#### [Instructions to follow]
Take the lines from the head of the listing through the one bearing "3.5, 4, 4.5];" and copy them exactly, leaving every picture out.

#### [Raw data]
## begin

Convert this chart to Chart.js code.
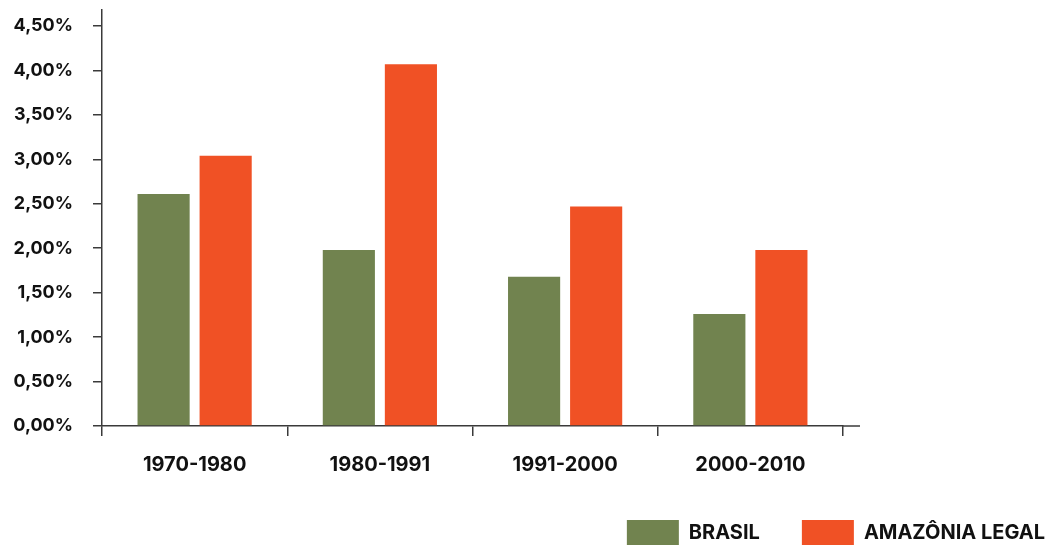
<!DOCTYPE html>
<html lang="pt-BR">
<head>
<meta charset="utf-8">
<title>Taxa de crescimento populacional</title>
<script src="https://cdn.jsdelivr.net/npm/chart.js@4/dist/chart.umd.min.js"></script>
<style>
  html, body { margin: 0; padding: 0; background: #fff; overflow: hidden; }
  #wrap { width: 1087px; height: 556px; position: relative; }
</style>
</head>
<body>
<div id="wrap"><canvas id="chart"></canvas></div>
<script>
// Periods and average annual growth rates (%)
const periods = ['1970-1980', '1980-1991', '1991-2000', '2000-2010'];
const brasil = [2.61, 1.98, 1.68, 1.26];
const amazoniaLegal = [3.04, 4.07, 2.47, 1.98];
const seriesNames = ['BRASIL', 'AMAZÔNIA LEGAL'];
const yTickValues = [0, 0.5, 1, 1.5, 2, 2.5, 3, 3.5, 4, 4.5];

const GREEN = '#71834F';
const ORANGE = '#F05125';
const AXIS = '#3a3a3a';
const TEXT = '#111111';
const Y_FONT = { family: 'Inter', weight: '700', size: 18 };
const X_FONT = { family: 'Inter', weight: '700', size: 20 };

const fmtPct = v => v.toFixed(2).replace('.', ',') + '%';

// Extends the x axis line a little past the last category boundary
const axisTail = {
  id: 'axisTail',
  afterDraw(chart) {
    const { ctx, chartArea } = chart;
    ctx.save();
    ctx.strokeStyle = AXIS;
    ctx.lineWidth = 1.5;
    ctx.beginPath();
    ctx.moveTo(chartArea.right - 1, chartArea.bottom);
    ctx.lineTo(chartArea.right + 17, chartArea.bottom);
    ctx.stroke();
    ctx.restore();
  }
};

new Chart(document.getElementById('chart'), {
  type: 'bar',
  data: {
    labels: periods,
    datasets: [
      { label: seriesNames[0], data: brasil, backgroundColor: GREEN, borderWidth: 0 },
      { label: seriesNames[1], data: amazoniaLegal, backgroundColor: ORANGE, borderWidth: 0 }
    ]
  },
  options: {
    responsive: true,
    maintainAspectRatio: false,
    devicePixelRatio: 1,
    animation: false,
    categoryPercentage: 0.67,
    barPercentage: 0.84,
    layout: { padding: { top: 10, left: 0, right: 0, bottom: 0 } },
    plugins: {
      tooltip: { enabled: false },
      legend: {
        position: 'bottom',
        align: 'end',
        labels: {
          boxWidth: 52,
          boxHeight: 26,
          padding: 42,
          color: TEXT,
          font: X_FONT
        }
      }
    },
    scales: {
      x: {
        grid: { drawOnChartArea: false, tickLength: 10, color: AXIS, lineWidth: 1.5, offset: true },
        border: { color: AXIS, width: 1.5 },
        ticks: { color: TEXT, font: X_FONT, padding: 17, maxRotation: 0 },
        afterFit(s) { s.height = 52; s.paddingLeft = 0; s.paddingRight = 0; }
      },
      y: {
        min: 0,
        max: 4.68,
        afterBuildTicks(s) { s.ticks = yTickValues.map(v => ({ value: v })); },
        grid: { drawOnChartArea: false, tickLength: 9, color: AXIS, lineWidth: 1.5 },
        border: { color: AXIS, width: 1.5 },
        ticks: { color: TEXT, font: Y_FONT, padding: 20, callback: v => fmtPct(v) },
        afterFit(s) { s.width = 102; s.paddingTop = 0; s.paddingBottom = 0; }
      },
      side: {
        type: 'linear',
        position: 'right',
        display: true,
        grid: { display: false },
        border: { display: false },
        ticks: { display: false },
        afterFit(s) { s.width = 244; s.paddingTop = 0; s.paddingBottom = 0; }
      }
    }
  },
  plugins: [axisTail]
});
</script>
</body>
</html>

## end

#### [Finished task]
Convert this chart to Chart.js code.
<!DOCTYPE html>
<html lang="pt-BR">
<head>
<meta charset="utf-8">
<title>Taxa de crescimento populacional</title>
<script src="https://cdn.jsdelivr.net/npm/chart.js@4/dist/chart.umd.min.js"></script>
<style>
  html, body { margin: 0; padding: 0; background: #fff; overflow: hidden; }
  #wrap { width: 1087px; height: 556px; position: relative; }
</style>
</head>
<body>
<div id="wrap"><canvas id="chart"></canvas></div>
<script>
// Periods and average annual growth rates (%)
const periods = ['1970-1980', '1980-1991', '1991-2000', '2000-2010'];
const brasil = [2.61, 1.98, 1.68, 1.26];
const amazoniaLegal = [3.04, 4.07, 2.47, 1.98];
const seriesNames = ['BRASIL', 'AMAZÔNIA LEGAL'];
const yTickValues = [0, 0.5, 1, 1.5, 2, 2.5, 3, 3.5, 4, 4.5];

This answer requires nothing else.